Saturday, September 8, 2018

False Equivalency with a Side of Anecdotal & a Dash of Opportunistic


Q: As a black person, how would you feel if a white man shared with you that they were bullied on the street by a group of younger black men (singled out specifically and solely for being white), and that they’re struggling with how to cope with it?

Muhammad Rasheed - I would "feel" that the white man who so felt the burning need to share this with me was really, REALLY into the Anecdotal Logical Fallacy.
"This fallacy takes an anecdotal statistical anomaly and inflates it into a planet-sized 'proof.'"
In the race-relations topic, this scheming and fallacious tactic is used by racists to attempt to create a false narrative that racism is a "both sides" problem, and that whites are just as much victims as Black people are. Of course this is nonsense, but it only works if the racist is successful in convincing an ignorant populace that racism should be cut off from its economic root cause, in order to confine it to a shallow "skin color prejudice only" definition which will serve only to protect white supremacy.
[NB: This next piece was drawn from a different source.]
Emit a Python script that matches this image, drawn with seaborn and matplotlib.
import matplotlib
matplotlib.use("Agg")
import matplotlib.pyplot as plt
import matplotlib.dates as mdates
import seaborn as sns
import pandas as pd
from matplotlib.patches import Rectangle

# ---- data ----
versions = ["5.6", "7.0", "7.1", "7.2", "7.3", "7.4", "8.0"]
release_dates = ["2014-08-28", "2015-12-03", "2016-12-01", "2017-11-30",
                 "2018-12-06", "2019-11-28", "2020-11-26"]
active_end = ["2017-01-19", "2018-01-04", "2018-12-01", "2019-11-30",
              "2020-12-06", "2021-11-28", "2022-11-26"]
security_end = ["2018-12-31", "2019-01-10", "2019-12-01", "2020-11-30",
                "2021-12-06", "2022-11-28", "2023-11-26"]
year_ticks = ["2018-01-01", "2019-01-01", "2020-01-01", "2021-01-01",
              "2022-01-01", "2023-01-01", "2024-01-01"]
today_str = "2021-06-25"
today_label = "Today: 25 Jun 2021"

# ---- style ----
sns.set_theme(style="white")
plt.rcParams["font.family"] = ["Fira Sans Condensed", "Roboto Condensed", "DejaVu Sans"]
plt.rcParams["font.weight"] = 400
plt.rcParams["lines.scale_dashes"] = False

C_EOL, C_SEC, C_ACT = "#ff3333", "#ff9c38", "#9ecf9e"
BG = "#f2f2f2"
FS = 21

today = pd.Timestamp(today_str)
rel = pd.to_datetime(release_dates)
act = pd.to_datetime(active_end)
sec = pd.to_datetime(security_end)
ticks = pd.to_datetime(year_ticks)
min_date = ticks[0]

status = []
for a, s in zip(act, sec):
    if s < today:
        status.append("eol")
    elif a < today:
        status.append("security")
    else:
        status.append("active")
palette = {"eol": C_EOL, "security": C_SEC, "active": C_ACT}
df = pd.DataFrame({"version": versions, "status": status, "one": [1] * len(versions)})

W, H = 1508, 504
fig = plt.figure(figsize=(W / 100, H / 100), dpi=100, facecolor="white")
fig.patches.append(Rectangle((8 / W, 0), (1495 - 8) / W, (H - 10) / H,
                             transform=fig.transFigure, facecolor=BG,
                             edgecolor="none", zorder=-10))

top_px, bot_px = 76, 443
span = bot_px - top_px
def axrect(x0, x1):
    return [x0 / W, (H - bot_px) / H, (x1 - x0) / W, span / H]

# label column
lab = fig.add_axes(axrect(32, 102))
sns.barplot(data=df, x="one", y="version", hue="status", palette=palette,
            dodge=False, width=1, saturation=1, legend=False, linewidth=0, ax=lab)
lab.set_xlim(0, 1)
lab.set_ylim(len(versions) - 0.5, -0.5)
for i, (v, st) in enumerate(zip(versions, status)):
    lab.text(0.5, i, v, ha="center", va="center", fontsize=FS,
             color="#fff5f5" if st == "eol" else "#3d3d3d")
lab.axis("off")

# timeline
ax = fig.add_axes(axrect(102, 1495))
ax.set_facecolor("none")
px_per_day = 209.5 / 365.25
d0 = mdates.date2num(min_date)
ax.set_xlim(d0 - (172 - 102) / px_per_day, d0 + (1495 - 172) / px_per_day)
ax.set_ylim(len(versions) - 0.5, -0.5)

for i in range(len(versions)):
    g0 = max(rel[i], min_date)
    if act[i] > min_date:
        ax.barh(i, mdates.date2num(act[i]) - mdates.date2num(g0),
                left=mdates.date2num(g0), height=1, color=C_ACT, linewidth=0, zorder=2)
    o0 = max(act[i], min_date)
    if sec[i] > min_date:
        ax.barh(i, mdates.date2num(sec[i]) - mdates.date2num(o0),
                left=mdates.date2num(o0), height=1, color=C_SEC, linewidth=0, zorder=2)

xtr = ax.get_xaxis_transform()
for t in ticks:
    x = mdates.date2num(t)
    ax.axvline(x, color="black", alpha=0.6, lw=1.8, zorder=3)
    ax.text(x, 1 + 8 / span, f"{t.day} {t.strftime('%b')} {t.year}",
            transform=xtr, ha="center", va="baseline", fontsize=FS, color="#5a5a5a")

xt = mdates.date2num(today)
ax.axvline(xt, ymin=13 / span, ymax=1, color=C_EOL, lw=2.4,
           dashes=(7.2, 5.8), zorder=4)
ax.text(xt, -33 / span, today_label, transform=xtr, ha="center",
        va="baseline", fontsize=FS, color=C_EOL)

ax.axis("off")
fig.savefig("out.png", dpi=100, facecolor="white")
Ellis Novak - I don't get it.

Muhammad Rasheed - @Ellis... It's a critique against the over-the-top mainstream and public response to the "knockout game" controversy, that oddly judges the collected incidents from an anti-Black, Black male criminality stereotype perspective despite the origin and trends of the 'game.'

Benjamin Israel - Typically I'm all for your comics, they're great. What's with the random insertion of the religious Jew?
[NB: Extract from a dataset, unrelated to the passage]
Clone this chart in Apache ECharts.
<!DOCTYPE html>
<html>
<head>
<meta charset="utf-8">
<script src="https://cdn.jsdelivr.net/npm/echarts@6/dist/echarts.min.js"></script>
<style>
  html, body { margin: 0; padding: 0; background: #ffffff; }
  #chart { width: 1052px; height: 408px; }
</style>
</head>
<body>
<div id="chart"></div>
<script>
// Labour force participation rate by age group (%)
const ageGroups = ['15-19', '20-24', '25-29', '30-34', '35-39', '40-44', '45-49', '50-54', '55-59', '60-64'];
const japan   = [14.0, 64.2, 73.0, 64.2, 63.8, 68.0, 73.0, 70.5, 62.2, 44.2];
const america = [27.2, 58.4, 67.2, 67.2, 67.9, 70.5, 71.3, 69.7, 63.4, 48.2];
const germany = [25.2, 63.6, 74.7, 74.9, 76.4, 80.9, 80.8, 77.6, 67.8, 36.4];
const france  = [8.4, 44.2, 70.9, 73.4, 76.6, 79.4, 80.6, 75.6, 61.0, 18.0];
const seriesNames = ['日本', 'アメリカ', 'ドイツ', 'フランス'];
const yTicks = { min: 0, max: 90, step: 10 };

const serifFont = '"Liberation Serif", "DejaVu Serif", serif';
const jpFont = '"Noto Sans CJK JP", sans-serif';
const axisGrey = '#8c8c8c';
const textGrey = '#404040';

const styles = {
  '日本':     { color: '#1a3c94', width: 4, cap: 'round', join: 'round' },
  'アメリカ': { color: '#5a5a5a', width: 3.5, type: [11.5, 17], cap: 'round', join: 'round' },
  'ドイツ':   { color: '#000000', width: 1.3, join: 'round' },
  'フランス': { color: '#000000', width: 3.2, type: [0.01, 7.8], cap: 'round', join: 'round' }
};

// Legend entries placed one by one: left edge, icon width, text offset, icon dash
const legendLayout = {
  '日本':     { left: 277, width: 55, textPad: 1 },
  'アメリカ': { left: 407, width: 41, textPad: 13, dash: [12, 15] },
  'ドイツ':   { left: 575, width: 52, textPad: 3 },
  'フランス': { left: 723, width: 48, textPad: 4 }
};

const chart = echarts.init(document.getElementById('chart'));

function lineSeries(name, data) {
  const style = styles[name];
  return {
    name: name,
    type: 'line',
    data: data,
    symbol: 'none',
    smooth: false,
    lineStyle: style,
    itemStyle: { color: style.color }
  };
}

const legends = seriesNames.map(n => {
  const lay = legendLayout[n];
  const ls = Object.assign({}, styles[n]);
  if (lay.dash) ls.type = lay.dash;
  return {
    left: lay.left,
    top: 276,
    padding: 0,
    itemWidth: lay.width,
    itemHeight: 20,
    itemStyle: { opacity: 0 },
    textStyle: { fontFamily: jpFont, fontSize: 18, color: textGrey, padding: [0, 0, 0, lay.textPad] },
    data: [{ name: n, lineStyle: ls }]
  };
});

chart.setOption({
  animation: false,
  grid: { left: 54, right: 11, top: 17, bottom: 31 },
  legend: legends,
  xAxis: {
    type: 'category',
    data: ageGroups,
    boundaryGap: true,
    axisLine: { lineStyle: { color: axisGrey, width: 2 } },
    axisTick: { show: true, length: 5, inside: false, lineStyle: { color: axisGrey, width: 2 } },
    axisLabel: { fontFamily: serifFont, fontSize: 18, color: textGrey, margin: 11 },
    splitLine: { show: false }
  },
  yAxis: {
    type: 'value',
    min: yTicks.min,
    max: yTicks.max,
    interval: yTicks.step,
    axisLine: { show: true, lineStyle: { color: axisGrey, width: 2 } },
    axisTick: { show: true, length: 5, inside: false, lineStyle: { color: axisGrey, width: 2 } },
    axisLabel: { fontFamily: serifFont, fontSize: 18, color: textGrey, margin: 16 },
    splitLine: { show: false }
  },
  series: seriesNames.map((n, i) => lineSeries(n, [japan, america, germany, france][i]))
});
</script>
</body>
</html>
Muhammad Rasheed - @Benjamin... He's not random at all according to the research around the "knockout game" controversy. A Brooklyn, NY Jewish community attempted to have the incidents labeled as 'hate crimes' because the ones in their neighborhoods predictably had Jewish victims. The judge wasn't buying the claim and thought it was a stretch, even with their active campaigning.

Benjamin Israel - Interesting, I didn't know that. Thank you for the information.

Muhammad Rasheed - No problem. Thanks for following my 'toons.  :)

Travis Wakeman - Is the "Knockout Game" predominantly a hate crime in the United States?

Muhammad Rasheed - No.

The mainstream media was merely eager to find a compelling story in a bunch of criminal incidents that would enable them to play up the criminalization of Black men propaganda that feeds the anti-Black for-profit prison industry. Other groups, taking advantage of the racially polarized climate, then tried to blow it up out of proportion in a clear effort to monetize the situation for their advantage as a grift scheme.